Child insurance plans have traditionally played an important role in securing the childs future. With a excess of children insurance plans available in the market, it becomes difficult for most parents to evaluate them objectively. Individuals need to understand the dynamics for planning their children so that they can best utilize the alternatives available in the market.

Parents must consider at the outset that they would have to build as sufficient corpus for their children especially if the child is to be sent abroad for education or a professional post graduation degree from the premier institutes in the country itself. As in above example, a 15 year planning time frame has raised the amount required considerably, parents must keep this in mind.

As a parent, one would generally plan from the perspective of making funds available for

  • Education
  • Marriage
  • Seed capital for business
  • The factors to consider while planning
  • Time frame for building a corpus
  • Age at which the fund would be required.
  • Approximate amounts to build the corpus.
  • Investment avenues to be considered.
  • The amount available to the child in case of death of parents or disability of the premium-paying parent.

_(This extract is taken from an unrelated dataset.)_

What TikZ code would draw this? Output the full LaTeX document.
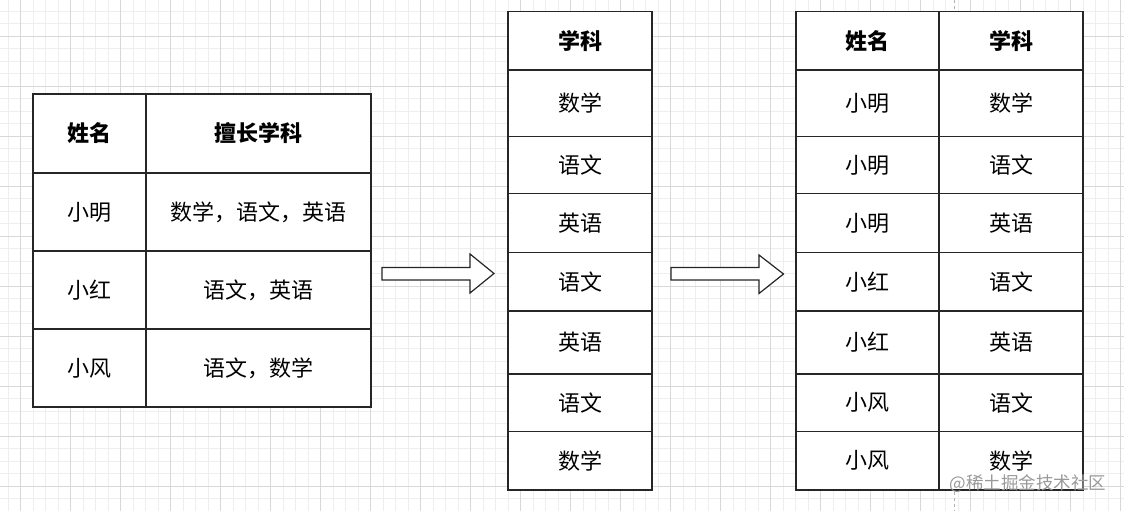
\documentclass[tikz,border=0pt]{standalone}
\usepackage{fontspec}
\newfontfamily\cjk{Noto Sans CJK SC}
\definecolor{gminor}{HTML}{EEEEEE}
\definecolor{gmajor}{HTML}{D8D8D8}
\begin{document}
\begin{tikzpicture}[x=1pt,y=-1pt,
  minorline/.style={draw=gminor,line width=0.8pt},
  majorline/.style={draw=gmajor,line width=0.9pt},
  cell/.style={draw=black!85,line width=1.2pt,fill=white,inner sep=0pt,
    font=\cjk\fontsize{22}{24}\selectfont},
  head/.style={cell,font=\cjk\bfseries\fontsize{22}{24}\selectfont},
  blockarrow/.style={draw=black!85,line width=1.2pt,fill=white,line join=miter},
  watermark/.style={text=black!40,font=\cjk\fontsize{17.5}{19}\selectfont,inner sep=0pt}]
\useasboundingbox (0,0) rectangle (1124,511);
\fill[white] (0,0) rectangle (1124,511);
% grid
\foreach \i in {0,...,89} \draw[minorline] ({8.2+12.5*\i},0) -- ({8.2+12.5*\i},511);
\foreach \i in {0,...,41} \draw[minorline] (0,{-1.5+12.5*\i}) -- (1124,{-1.5+12.5*\i});
\foreach \i in {0,...,22} \draw[majorline] ({20.7+50*\i},0) -- ({20.7+50*\i},511);
\foreach \i in {0,...,9} \draw[majorline] (0,{36+50*\i}) -- (1124,{36+50*\i});
\draw[draw=black!30,dashed,line width=0.8pt] (954.5,0) -- (954.5,511);
% table 1
\node[head,minimum width=113pt,minimum height=79pt] (t1h1) at (89.5,133.5) {姓名};
\node[head,minimum width=225pt,minimum height=79pt] (t1h2) at (258.5,133.5) {擅长学科};
\node[cell,minimum width=113pt,minimum height=78pt] (t1a1) at (89.5,212) {小明};
\node[cell,minimum width=225pt,minimum height=78pt] (t1b1) at (258.5,212) {数学，语文，英语};
\node[cell,minimum width=113pt,minimum height=78pt] (t1a2) at (89.5,290) {小红};
\node[cell,minimum width=225pt,minimum height=78pt] (t1b2) at (258.5,290) {语文，英语};
\node[cell,minimum width=113pt,minimum height=78pt] (t1a3) at (89.5,368) {小风};
\node[cell,minimum width=225pt,minimum height=78pt] (t1b3) at (258.5,368) {语文，数学};
% table 2
\node[head,minimum width=144pt,minimum height=58.7pt] (t2h) at (580,40.65) {学科};
\foreach \n/\c/\h/\s in {1/103.15/66.3/数学, 2/165/57.4/语文, 3/223.2/59/英语, 4/281.85/58.3/语文, 5/342.5/63/英语, 6/402.65/57.3/语文, 7/460.65/58.7/数学}
  \node[cell,minimum width=144pt,minimum height=\h pt] (t2r\n) at (580,\c) {\s};
% table 3
\node[head,minimum width=143pt,minimum height=58.7pt] (t3h1) at (867.5,40.65) {姓名};
\node[head,minimum width=144pt,minimum height=58.7pt] (t3h2) at (1011,40.65) {学科};
\foreach \n/\c/\h/\p/\s in {1/103.15/66.3/小明/数学, 2/165/57.4/小明/语文, 3/223.2/59/小明/英语, 4/281.85/58.3/小红/语文, 5/342.5/63/小红/英语, 6/402.65/57.3/小风/语文, 7/460.65/58.7/小风/数学}
{
  \node[cell,minimum width=143pt,minimum height=\h pt] (t3a\n) at (867.5,\c) {\p};
  \node[cell,minimum width=144pt,minimum height=\h pt] (t3b\n) at (1011,\c) {\s};
}
% block arrows
\draw[blockarrow] (382,267.5) -- (470,267.5) -- (470,254) -- (494,273.5) -- (470,293) -- (470,280) -- (382,280) -- cycle;
\draw[blockarrow] (671,267.5) -- (759,267.5) -- (759,255) -- (783.5,274) -- (759,293.5) -- (759,280) -- (671,280) -- cycle;
% watermark
\node[watermark] (wm) at (1028,484) {@稀土掘金技术社区};
\end{tikzpicture}
\end{document}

Child plans come in two broad variants -Traditional child plans and unit linked insurance plans (ULIPs). The primary difference between the two lies in the way they invest their premium. Traditional plans invest a major portion of their money in debt instruments like corporate bonds and government securities (as specified by the regulator). Conversely, ULIPs can invest across equity and debt markets in varying proportions.

Parents have plenty of choice; they can either opt for a regular Traditional endowment plan which carries relatively lower risk since it is invested mainly in corporate bonds and government securities. The bonuses are stable and give the parent considerable comfort knowing roughly how much he can expect. Regular endowment plans are suited for parents with a low risk appetite.

Parents with some risk appetite can opt for a ULIP child plan that invests across equity and debt markets. The reason why ULIP child plans can prove to be significant is because over the long-term (15-20 years), equities can add considerably to the corpus you plan to build for your childs needs. Equities are best placed to beat inflation over the long term. However, to achieve this, one must invest wisely. Debt on the other hand brings stability to a portfolio. While the returns for debt at times may seem unattractive as compared to equities, their importance in a portfolio (ULIP) cannot be understated.

Parents should consider taking on some risk (by investing in equities) to beat inflation, which is the main reason the cost of everything right from your childs education to his marriage is forever spiraling. Over a 15-20 year time frame, if wisely selected, a ULIP even with moderate equity allocations could add considerably to your childs corpus

Life insurance has much to offer to parents looking to accumulate wealth for their childs future. There are several plans offering enough flexibility to help parents with the same. In the end, it all boils down to making an informed choice and ensuring that your plan is working in line with your expectations.